Сегодня идеи «Духа законов» все еще покоряют интеллектуалов, поскольку никакой объем постмодернистской осознанности не способен ослабить убеждение в том, что террор преследует цивилизацию, а не пребывает внутри нее. Книга Элейн Скарри «Тело болит», вероятно, самое тщательное исследование пытки за последнюю четверть века, представляет собой расширенное размышление о том, что пытка, самый ужасный инструмент террора, разрушает личность и мир. Описание чувственного варварства в Латинской Америке антропологом Майклом Тоссигом наводит на мысль о том, что террор торгует распутными тайнами и призрачной неизвестностью; столь экзотично и чуждо его темное искусство, утверждает он, что следует отбросить «причинно-следственное мышление в историческом и социальном анализе», чтобы понять его. Даже такие искушенные журналисты, как Тина Розенберг и Эмми Виленц, с остротой пишущие о государственном терроре, не могут воздержаться от таких названий, как «Дети Каина», «Сезон дождя», т. е. обращаются к первобытному, естественному и экзотическому49. Позитивные установки Монтескьё против деспотического террора — правление законности, плюрализм, разделение властей и толерантность — также во многом остаются яркими благодаря заимствованиям из концепции деспотизма, им открытой. Большая часть недавнего оживления гражданского общества обязана его концепции посредничающих институтов и плюрализма как сдержек тирании50. Эти идеи также лежат в основании Конституции США. Мэдисон называл Монтескьё «оракулом, с которым всегда советуются и которого всегда цитируют» по вопросам разделения властей. Действительно, за исключением Библии, Монтескьё был самым вспоминаемым авторитетом целого поколения «отцов-основателей» и, вероятно, остается таковым по сей день51.
Читали «Дух законов» эти теоретики или нет, они — дети этой книги. Своими глубокими метафорами озноба и горячки «Дух законов» успешно породил убеждение, что террор синонимичен варварству и что все средства против него следует искать в либерализме. Таким образом, родилась новая политическая и литературная эстетика, риторика гиперболы, означающей, что неизбежными спутниками террора являются изоляция, иррациональность и невежество, а их врагами — дружеские отношения, знания, разум и свет. Возможно, именно эту эстетику вспоминал юный Эдмунд Бёрк, когда написал через два года после смерти Монтескьё: «Чтобы сделать что-нибудь действительно ужасным, кажется, необходима неизвестность.

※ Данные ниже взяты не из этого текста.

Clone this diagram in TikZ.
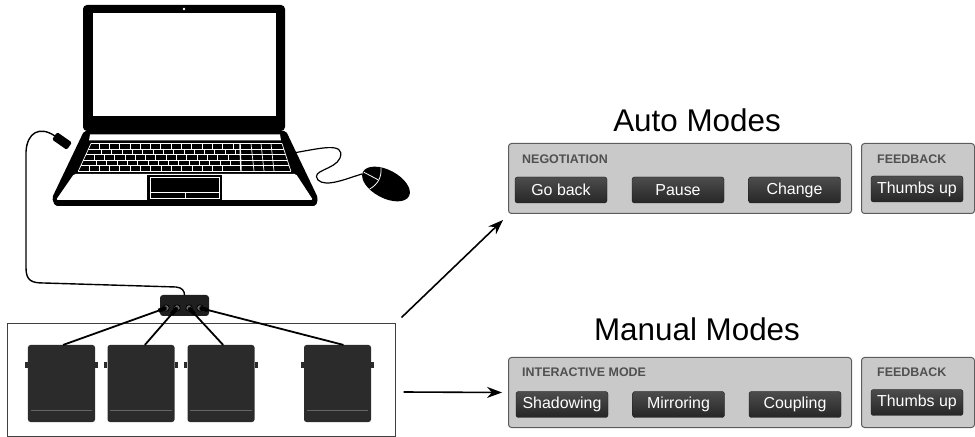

Когда мы представляем весь объем любой опасности, когда к ней могут приспособиться наши глаза, большая часть опасений исчезает»52.
3. Тревога
Многие притворяются, что на них нацелены пушки, когда в действительности они — мишень театрального бинокля.
Только полвека отделяют смерть Монтескьё в 1755 году от рождения Токвиля в 1805 году, но в этот промежуток вооруженные революционеры привели трансатлантический мир в современность. Колонизаторы Нового Света оказались застрельщиками национального освобождения в Британской империи, лишив ее основного берегового плацдарма в Северной Америке.